I moved here in early September, arriving on my 35th birthday, and have since been studying Horticulture with Plantsmanship at the Royal Botanic Garden Edinburgh and the Scotland’s Rural College. It’s been a long-held dream to study plants in the U.K., and I am really excited to be doing it at one of the best places in the world for the study of horticulture.

It’s been an absolutely crazy two months, during which my world turned upside down. I was pretty sure I’d shut down the blog. But now circumstances have evolved so that I will actually be doing some farming in Scotland, so I plan on writing about that here as well as the odd observation or two about expatriate life. I may even get around to exploring all the lessons I learned at Bonafide Farm, as promised.

To everyone who wrote asking about Tucker, he is safe and sound living the good life with my parents just a short drive away from the old Bonafide Farm. He is enjoying his new home, where he has a full-time canine playmate, and of course the love and attention of my parents, who are wonderful with him. My kitty is there as well, and all my chickens found good new homes with friends. I’m not going to say it was easy to leave them all, but every creature is well-taken-care-of and happy.

Thank you all for your lovely comments on my last post. I didn’t really know so many people were reading and finding what I wrote useful and inspirational, so it was a wonderful surprise to hear all the nice things you had to say. Thank you for reading, and I hope you stick with me for the next iteration of Bonafide Farm. More to come, very soon!

The last post from Bonafide Farm

August 25th, 2014 § 7

Friends,

I am writing to you tonight, and it’s the last night I’ll sleep at my farm. At least for a good long while. Not to worry: I am on to a grand new adventure that includes higher education, expatriation, creative passion, and the pursuit of yet another great, big project. I plan on sharing full details soon, and I’ve already written several posts in an attempt to tie up the lessons of last five years of my life with a tidy little bow.

But tonight I am walking through a house that’s half empty, awaiting the movers in the morning. In the past few days I have felt my spirit draining from this home, a second skin that I designed and built and lived in and loved even before it was realized. It is wrenching to leave this place, where every inch of house and land hold vivid memories and lessons that I can only hope will make me stronger, more empathetic, and more resourceful in the future.
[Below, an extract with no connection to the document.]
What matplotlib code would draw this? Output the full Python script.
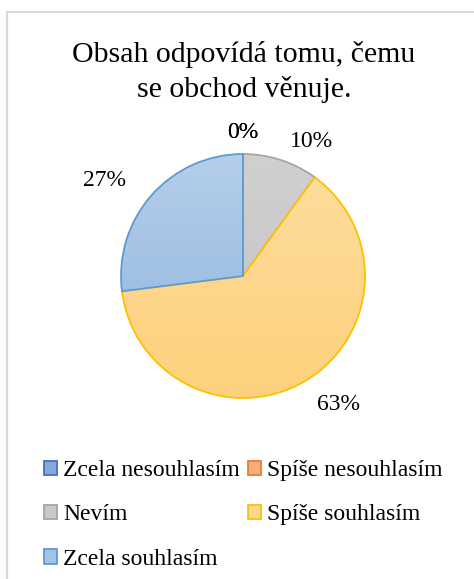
import numpy as np
import matplotlib.pyplot as plt
from matplotlib.colors import to_rgb
from matplotlib.patches import Patch, Rectangle

plt.rcParams["font.family"] = ["Liberation Serif", "DejaVu Serif"]

title = "Obsah odpovídá tomu, čemu\nse obchod věnuje."
categories = ["Zcela nesouhlasím", "Spíše nesouhlasím", "Nevím",
              "Spíše souhlasím", "Zcela souhlasím"]
values = [0, 0, 10, 63, 27]
pct_labels = ["0%", "0%", "10%", "63%", "27%"]

edge_colors = ["#4472C4", "#ED7D31", "#A5A5A5", "#FFC000", "#5B9BD5"]
fill_top = ["#9bb3e2", "#f6bc96", "#d0d0d0", "#fedd9f", "#b5cfeb"]
fill_bottom = ["#6f8fd0", "#f0995f", "#c2c2c2", "#fdd17c", "#8db2de"]
fill_mid = ["#8aa5da", "#f4ad7f", "#c9c9c9", "#fed78e", "#a3c2e6"]

# label placement: radial distance (x radius) and angle nudge in degrees
label_dist = [1.18, 1.18, 1.24, 1.31, 1.38]
label_nudge = [0, 0, -9, 6, 7]

W, H = 474, 579
fig = plt.figure(figsize=(W / 100, H / 100), dpi=100)
ax = fig.add_axes([0, 0, 1, 1])

cx, cy, r = 243, H - 276, 122
wedges, _ = ax.pie(values, startangle=90, counterclock=False, radius=r,
                   center=(cx, cy), frame=True,
                   wedgeprops=dict(linewidth=1.3))
ax.set_xlim(0, W)
ax.set_ylim(0, H)
ax.axis("off")

# chart frame (only top and left edges visible)
ax.add_patch(Rectangle((7.5, -20), 600, H - 11.5 + 20, fill=False,
                       edgecolor="#d9d9d9", linewidth=1.6, zorder=0))

grad = np.linspace(0, 1, 256)[:, None, None]
for i, w in enumerate(wedges):
    top = np.array(to_rgb(fill_top[i]))
    bot = np.array(to_rgb(fill_bottom[i]))
    img = top * (1 - grad) + bot * grad
    im = ax.imshow(img, extent=(cx - r, cx + r, cy - r, cy + r), origin="upper",
                   aspect="auto", zorder=2 * i + 1, interpolation="bilinear")
    im.set_clip_path(w)
    w.set_facecolor("none")
    w.set_edgecolor(edge_colors[i])
    w.set_zorder(2 * i + 2)

for i, w in enumerate(wedges):
    mid = np.deg2rad((w.theta1 + w.theta2) / 2 + label_nudge[i])
    d = label_dist[i] * r
    ax.text(cx + d * np.cos(mid), cy + d * np.sin(mid), pct_labels[i],
            ha="center", va="center", fontsize=17, zorder=20)

ax.text(244, H - 72, title, ha="center", va="center", fontsize=21.5,
        linespacing=1.38)

handles = [Patch(facecolor=fill_mid[i], edgecolor=edge_colors[i], linewidth=1.3)
           for i in range(len(categories))]
# legend is filled row by row in the reference
order = [0, 2, 4, 1, 3]
leg = ax.legend([handles[k] for k in order], [categories[k] for k in order],
                ncol=2, loc="upper left",
                bbox_to_anchor=(44 / W, (H - 460) / H), frameon=False,
                fontsize=17, handlelength=0.55, handleheight=0.55,
                handletextpad=0.25, columnspacing=0.35, labelspacing=0.99,
                borderpad=0, borderaxespad=0)

fig.savefig("out.png", dpi=100)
My heart is breaking into a zillion pieces. I am a turtle whose shell is being removed, but it was my own choice to do the removing. After building an entire ten-acre habitat, I am traveling into my new life with nothing but two suitcases.

But I am so damn happy. I am so proud of what I have done here. I am so amazed at the kind of person living here has shown me to be. I am so grateful for everything that I have been given, and all that I’ve learned. I am so thankful for my parents, who made every bit of this possible and who continue to support and love me while selflessly encouraging all my crazy ideas.

Tonight I ventured in the dark to the end of the driveway to stuff one last garbage bag in the can. As I walked back toward my house, which looked so warm and friendly lit from within, I crumbled inside thinking of how I was leaving the place I’ve most loved in my entire life and how a ten-year dream was ending. But then I turned on my heel toward the hayfield in the front yard, and up above me was a vast clear sky full of brilliant stars. The Milky Way galaxy stretched right across the farm like a painter’s pale white stroke, and here and there I could make out faintly blinking lights from airplanes traveling high above.

All the people in those pinpoint flickers are going somewhere else. And so am I.